SocraticGadfly: Your body, for sale

March 19, 2012

Your body, for sale



Hey, if SXSW can have human hotspots for wireless, why can't people be paid to brand-tattoo their foreheads, etc.?

Well, they already are, and it will likely get worse.

Michael Sandel tells us just what the problems are with that.
Why worry that we are moving toward a society in which everything is up for sale?

For two reasons. One is about inequality, the other about corruption. First, consider inequality. In a society where everything is for sale, life is harder for those of modest means. The more money can buy, the more affluence—or the lack of it—matters. If the only advantage of affluence were the ability to afford yachts, sports cars, and fancy vacations, inequalities of income and wealth would matter less than they do today. But as money comes to buy more and more, the distribution of income and wealth looms larger.
The second reason we should hesitate to put everything up for sale is more difficult to describe. It is not about inequality and fairness but about the corrosive tendency of markets. Putting a price on the good things in life can corrupt them. That’s because markets don’t only allocate goods; they express and promote certain attitudes toward the goods being exchanged. Paying kids to read books might get them to read more, but might also teach them to regard reading as a chore rather than a source of intrinsic satisfaction.
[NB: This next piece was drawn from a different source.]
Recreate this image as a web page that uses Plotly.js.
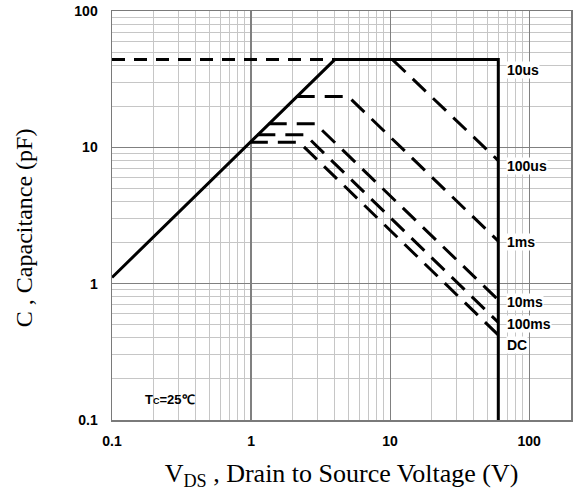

Hiring foreign mercenaries to fight our wars might spare the lives of our citizens, but might also corrupt the meaning of citizenship.
That said, Sandel says the problem is more that of making things into "markets" (that would include the Internet, too) that shouldn't be, than the normal greed of capitalism.

Well, I'd partially beg to differ. It's that greed of capitalism, put on steroids, that LED to the marketizing of things that shouldn't be.

Beyond that, Sandel talks about markets becoming detached from morals. Well, capitalism by itself is at best a-moral in the sense of not being an issue of morals, and, at worst, because it's based on greed, fundamentally immoral.

Rather, one could say that modern capitalism is getting in touch with the base-level immorality that was camouflaged for all these years.

Camouflaged by what? In part, per Antonin Scalia, civic Christianity? But, we still have many conservatives proclaiming civic Christianity today, with a greed-based success gospel no less immoral than capitalism in general.

A sense of noblesse oblige? But, the one GOP presidential candidate who should have that, Mitt Romney, doesn't.

By a pre-technological society in which societal pressures counted for more? Perhaps.

Maybe it's the simple doubling of the world's population in the past half-century or so, that's continued to erode a sense of community, whether within a nation or globally.

If so, on either of the last two, we're in trouble.